Why does it interact so weakly as compared to other particles? Consider the fundamental forces. It has no charge, so it can't interact electromagnetically. It's not a hadron, so it can't interact via the strong force. It's of extremely low mass, so it can't decay into anything else. Other than gravity, all that remains is interaction via the weak force which, true to its name, is extremely weak at low energies.

Now, about the oscillations. This connects to what I was saying earlier about the different flavors of neutrino. Neutrino flavors are each "connected" to another lepton, each fundamental spin-1/2 particles with negative charge. The least massive (and most stable) of these particles is the electron, so there is an "electron-type" neutrino. There is a quantum number, called lepton number, which basically counts the number of leptons of a certain type and which is approximately conserved in all interactions. As such, when neutrinos come out as the product of an interaction, they come out as eigenstates of flavor, meaning they can definitely be associated with one lepton type.

For most particles, the eigenstates of flavor and mass are the same, meaning we can measure both quantities simultaneously (that is, we can say that an electron is an electron-type lepton and has mass 511 keV). However, with neutrinos, this is not the case, and the eigenstates of mass will actually be composed of some linear combination of the eigenstates of flavor. These mass eigenstates are the ones you see numbered as "1", "2", and "3". Thus, when you make a mass measurement, the neutrino wave function collapses into one of these eigenstates of mass. If we were to immediately follow it with a measurement of flavor, then there would be a non-negligible probability of obtaining each of the three flavors of neutrino. This is effectively the same as the problem you run into when you try to measure both the position and momentum simultaneously.

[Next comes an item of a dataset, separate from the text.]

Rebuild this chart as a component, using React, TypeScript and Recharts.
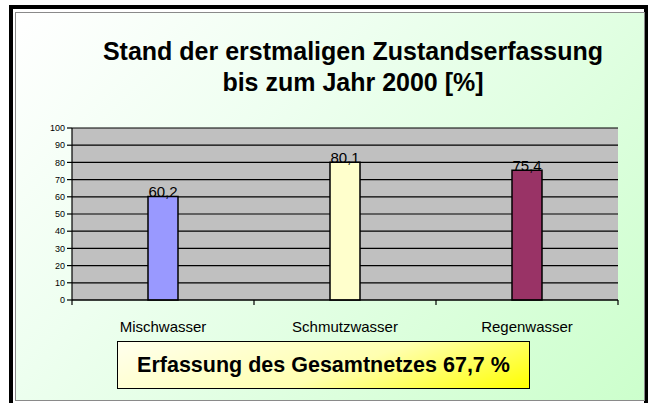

Neutrinos coming from the sun start their lives as eigenstates of flavor (specifically, electron-type) and evolve as they pass through the sun's envelope. We originally thought that we would be measuring only electron-type neutrinos from the sun, so our experiments were only designed for detecting them. When our initial measurements came up short of the expected number of neutrinos (as calculated from solar models), we became puzzled. As more precise measurements were made, we discovered that the difference could be made up by including measurements of all of the other types of neutrinos. Since we still think that the neutrinos started their lives as electron-type, the detection of the other types means that there must be some mixing of the flavor states. In order for this to occur, neutrinos must have mass.